Will you write out the data exactly, excluding every picture?

....

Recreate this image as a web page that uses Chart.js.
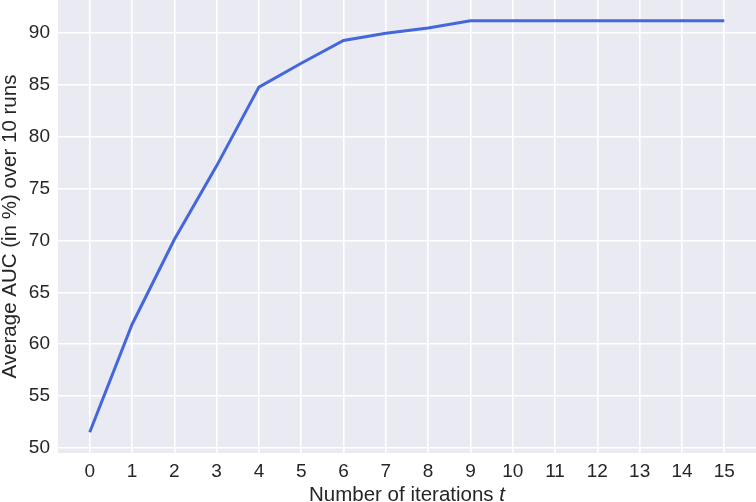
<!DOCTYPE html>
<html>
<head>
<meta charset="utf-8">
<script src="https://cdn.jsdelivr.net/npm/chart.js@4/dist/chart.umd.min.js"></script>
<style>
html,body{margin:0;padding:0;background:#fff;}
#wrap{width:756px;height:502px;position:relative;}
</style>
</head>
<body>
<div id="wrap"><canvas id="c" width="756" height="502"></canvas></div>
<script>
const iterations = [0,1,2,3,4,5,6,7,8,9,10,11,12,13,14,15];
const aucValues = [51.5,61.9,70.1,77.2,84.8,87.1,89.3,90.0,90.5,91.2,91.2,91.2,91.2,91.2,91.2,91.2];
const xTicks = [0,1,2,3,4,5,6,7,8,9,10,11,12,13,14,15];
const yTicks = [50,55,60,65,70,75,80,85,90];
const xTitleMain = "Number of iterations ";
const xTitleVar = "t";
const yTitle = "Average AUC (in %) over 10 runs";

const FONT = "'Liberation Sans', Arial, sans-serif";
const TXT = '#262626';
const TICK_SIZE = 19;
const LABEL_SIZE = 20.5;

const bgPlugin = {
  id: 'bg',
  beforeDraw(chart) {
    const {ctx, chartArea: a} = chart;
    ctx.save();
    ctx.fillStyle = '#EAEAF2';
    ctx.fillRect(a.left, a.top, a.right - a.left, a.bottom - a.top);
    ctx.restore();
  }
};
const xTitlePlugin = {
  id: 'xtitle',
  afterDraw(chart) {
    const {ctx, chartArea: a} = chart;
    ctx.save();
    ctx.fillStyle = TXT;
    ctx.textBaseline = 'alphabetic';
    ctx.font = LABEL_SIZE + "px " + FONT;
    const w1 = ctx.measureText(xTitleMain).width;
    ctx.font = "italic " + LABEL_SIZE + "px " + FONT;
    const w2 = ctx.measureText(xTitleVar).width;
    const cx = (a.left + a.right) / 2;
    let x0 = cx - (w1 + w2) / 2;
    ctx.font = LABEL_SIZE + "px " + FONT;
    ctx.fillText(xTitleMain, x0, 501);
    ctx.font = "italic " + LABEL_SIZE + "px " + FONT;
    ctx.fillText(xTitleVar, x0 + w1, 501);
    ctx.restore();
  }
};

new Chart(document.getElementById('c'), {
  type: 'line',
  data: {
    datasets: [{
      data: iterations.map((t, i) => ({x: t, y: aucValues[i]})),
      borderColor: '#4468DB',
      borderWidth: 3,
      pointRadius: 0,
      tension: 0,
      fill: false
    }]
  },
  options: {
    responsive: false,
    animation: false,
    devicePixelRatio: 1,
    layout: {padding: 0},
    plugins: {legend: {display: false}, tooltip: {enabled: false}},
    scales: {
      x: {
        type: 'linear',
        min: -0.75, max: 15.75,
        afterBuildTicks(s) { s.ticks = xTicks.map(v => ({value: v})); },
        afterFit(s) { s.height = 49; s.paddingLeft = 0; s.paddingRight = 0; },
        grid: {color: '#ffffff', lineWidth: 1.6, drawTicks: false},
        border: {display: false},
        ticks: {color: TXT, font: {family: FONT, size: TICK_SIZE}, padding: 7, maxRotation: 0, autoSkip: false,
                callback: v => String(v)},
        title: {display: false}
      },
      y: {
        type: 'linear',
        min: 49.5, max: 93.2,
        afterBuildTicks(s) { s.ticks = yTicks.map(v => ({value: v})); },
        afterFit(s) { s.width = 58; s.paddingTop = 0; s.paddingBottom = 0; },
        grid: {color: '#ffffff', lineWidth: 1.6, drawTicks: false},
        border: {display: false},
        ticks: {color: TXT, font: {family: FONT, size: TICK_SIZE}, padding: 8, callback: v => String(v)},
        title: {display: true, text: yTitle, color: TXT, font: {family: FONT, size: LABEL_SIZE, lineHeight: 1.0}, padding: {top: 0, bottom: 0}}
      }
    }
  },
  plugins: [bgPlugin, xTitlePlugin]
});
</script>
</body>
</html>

....

The reply:
Recreate this image as a web page that uses Chart.js.
<!DOCTYPE html>
<html>
<head>
<meta charset="utf-8">
<script src="https://cdn.jsdelivr.net/npm/chart.js@4/dist/chart.umd.min.js"></script>
<style>
html,body{margin:0;padding:0;background:#fff;}
#wrap{width:756px;height:502px;position:relative;}
</style>
</head>
<body>
<div id="wrap"><canvas id="c" width="756" height="502"></canvas></div>
<script>
const iterations = [0,1,2,3,4,5,6,7,8,9,10,11,12,13,14,15];
const aucValues = [51.5,61.9,70.1,77.2,84.8,87.1,89.3,90.0,90.5,91.2,91.2,91.2,91.2,91.2,91.2,91.2];
const xTicks = [0,1,2,3,4,5,6,7,8,9,10,11,12,13,14,15];
const yTicks = [50,55,60,65,70,75,80,85,90];
const xTitleMain = "Number of iterations ";
const xTitleVar = "t";
const yTitle = "Average AUC (in %) over 10 runs";

const FONT = "'Liberation Sans', Arial, sans-serif";
const TXT = '#262626';
const TICK_SIZE = 19;
const LABEL_SIZE = 20.5;

const bgPlugin = {
  id: 'bg',
  beforeDraw(chart) {
    const {ctx, chartArea: a} = chart;
    ctx.save();
    ctx.fillStyle = '#EAEAF2';
    ctx.fillRect(a.left, a.top, a.right - a.left, a.bottom - a.top);
    ctx.restore();
  }
};
const xTitlePlugin = {
  id: 'xtitle',
  afterDraw(chart) {
    const {ctx, chartArea: a} = chart;
    ctx.save();
    ctx.fillStyle = TXT;
    ctx.textBaseline = 'alphabetic';
    ctx.font = LABEL_SIZE + "px " + FONT;
    const w1 = ctx.measureText(xTitleMain).width;
    ctx.font = "italic " + LABEL_SIZE + "px " + FONT;
    const w2 = ctx.measureText(xTitleVar).width;
    const cx = (a.left + a.right) / 2;
    let x0 = cx - (w1 + w2) / 2;
    ctx.font = LABEL_SIZE + "px " + FONT;
    ctx.fillText(xTitleMain, x0, 501);
    ctx.font = "italic " + LABEL_SIZE + "px " + FONT;
    ctx.fillText(xTitleVar, x0 + w1, 501);
    ctx.restore();
  }
};

new Chart(document.getElementById('c'), {
  type: 'line',
  data: {
    datasets: [{
      data: iterations.map((t, i) => ({x: t, y: aucValues[i]})),
      borderColor: '#4468DB',
      borderWidth: 3,
      pointRadius: 0,
      tension: 0,
      fill: false
    }]
  },
  options: {
    responsive: false,
    animation: false,
    devicePixelRatio: 1,
    layout: {padding: 0},
    plugins: {legend: {display: false}, tooltip: {enabled: false}},
    scales: {
      x: {
        type: 'linear',
        min: -0.75, max: 15.75,
        afterBuildTicks(s) { s.ticks = xTicks.map(v => ({value: v})); },
        afterFit(s) { s.height = 49; s.paddingLeft = 0; s.paddingRight = 0; },
        grid: {color: '#ffffff', lineWidth: 1.6, drawTicks: false},
        border: {display: false},
        ticks: {color: TXT, font: {family: FONT, size: TICK_SIZE}, padding: 7, maxRotation: 0, autoSkip: false,
                callback: v => String(v)},
        title: {display: false}
      },
      y: {
        type: 'linear',
        min: 49.5, max: 93.2,
        afterBuildTicks(s) { s.ticks = yTicks.map(v => ({value: v})); },
        afterFit(s) { s.width = 58; s.paddingTop = 0; s.paddingBottom = 0; },
        grid: {color: '#ffffff', lineWidth: 1.6, drawTicks: false},
        border: {display: false},
        ticks: {color: TXT, font: {family: FONT, size: TICK_SIZE}, padding: 8, callback: v => String(v)},
        title: {display: true, text: yTitle, color: TXT, font: {family: FONT, size: LABEL_SIZE, lineHeight: 1.0}, padding: {top: 0, bottom: 0}}
      }
    }
  },
  plugins: [bgPlugin, xTitlePlugin]
});
</script>
</body>
</html>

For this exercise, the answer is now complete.